> [What the task requires]
Go through the data below. Pull out every line that has the word "React".

> [Collected data]
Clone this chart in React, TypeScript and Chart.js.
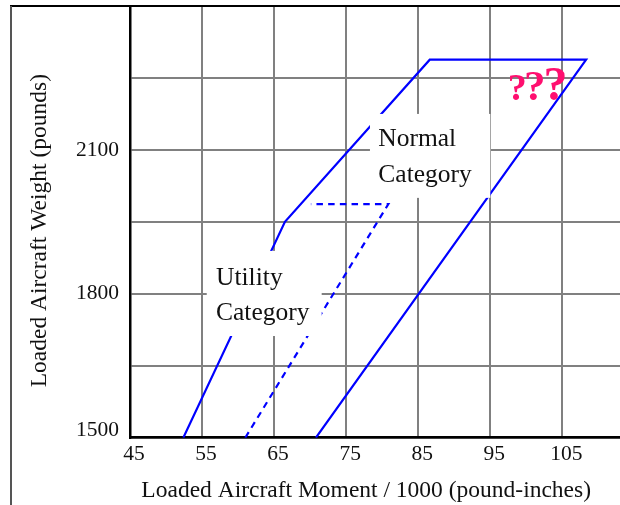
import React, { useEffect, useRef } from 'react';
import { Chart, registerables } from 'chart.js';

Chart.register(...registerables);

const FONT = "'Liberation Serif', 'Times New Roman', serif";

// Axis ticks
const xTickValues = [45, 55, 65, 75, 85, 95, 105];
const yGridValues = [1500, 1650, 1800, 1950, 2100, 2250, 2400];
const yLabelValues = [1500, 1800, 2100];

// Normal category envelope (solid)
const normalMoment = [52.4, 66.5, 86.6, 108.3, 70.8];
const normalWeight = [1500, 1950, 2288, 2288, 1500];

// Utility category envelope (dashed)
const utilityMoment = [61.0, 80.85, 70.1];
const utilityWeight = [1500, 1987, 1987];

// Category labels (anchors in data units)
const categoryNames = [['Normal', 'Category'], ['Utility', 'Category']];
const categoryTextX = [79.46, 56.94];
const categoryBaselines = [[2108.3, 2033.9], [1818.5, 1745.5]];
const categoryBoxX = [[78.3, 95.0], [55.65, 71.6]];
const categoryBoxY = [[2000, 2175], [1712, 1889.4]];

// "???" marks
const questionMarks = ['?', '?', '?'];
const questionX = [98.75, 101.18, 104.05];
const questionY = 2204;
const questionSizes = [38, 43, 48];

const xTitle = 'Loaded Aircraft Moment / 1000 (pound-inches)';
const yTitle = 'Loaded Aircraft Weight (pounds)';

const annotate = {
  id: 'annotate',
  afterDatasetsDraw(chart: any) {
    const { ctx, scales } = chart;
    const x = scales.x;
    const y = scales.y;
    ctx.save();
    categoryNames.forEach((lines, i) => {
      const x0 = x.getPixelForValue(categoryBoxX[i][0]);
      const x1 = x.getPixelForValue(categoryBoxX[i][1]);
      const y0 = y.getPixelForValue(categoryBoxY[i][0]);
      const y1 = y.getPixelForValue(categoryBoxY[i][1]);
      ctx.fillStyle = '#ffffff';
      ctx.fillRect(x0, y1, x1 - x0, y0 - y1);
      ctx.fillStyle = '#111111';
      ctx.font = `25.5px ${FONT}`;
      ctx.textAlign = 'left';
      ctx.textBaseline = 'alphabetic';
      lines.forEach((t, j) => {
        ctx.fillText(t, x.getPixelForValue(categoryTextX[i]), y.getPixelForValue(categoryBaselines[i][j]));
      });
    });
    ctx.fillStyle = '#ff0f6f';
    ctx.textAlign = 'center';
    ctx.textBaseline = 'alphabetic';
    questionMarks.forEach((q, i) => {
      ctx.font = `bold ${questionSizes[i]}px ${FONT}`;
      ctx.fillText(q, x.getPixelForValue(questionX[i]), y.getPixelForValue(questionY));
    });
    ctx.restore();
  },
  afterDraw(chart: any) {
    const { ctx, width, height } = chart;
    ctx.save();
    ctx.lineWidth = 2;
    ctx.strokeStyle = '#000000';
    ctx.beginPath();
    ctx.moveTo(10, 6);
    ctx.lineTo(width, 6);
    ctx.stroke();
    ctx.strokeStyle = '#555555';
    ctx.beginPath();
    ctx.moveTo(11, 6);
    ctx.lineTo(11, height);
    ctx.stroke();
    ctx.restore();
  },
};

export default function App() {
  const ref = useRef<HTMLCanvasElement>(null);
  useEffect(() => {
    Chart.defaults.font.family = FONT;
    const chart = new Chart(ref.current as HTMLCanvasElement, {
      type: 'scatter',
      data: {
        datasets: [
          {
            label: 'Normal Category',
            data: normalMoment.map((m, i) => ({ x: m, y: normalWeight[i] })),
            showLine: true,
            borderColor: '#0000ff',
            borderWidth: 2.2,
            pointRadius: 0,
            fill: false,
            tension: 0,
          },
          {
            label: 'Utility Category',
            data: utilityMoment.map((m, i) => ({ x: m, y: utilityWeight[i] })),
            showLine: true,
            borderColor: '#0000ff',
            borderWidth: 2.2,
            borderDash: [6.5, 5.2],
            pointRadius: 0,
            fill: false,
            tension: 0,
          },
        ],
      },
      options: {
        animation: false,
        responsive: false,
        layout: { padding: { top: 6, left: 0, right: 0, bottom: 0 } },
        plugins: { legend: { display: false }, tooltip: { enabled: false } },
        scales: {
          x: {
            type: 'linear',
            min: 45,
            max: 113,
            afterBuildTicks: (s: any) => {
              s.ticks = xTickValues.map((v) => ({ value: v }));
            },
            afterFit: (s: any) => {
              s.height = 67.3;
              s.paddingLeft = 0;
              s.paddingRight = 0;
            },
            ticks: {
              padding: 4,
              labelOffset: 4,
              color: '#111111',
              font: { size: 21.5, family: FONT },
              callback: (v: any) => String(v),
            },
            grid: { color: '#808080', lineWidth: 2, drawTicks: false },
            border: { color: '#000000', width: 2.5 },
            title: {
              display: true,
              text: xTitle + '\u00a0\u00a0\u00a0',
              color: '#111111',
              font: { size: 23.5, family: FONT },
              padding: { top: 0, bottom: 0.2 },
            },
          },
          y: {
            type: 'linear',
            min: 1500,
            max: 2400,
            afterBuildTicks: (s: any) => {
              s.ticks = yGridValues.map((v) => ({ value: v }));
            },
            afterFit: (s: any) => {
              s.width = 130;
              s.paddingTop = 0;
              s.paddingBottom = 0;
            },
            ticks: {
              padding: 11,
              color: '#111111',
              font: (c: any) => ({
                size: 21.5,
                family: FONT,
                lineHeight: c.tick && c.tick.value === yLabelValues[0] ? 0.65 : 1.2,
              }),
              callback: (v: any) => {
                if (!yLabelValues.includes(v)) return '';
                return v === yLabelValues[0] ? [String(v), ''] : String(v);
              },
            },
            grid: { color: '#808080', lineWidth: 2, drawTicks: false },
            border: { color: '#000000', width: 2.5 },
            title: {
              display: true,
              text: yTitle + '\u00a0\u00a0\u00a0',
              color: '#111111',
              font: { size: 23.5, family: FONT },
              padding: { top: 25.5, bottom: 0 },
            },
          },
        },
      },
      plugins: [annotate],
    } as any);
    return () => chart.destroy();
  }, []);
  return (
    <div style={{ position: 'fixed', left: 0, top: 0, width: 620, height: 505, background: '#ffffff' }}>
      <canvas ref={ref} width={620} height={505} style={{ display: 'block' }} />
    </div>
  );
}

> [Response to this task]
Clone this chart in React, TypeScript and Chart.js.
import React, { useEffect, useRef } from 'react';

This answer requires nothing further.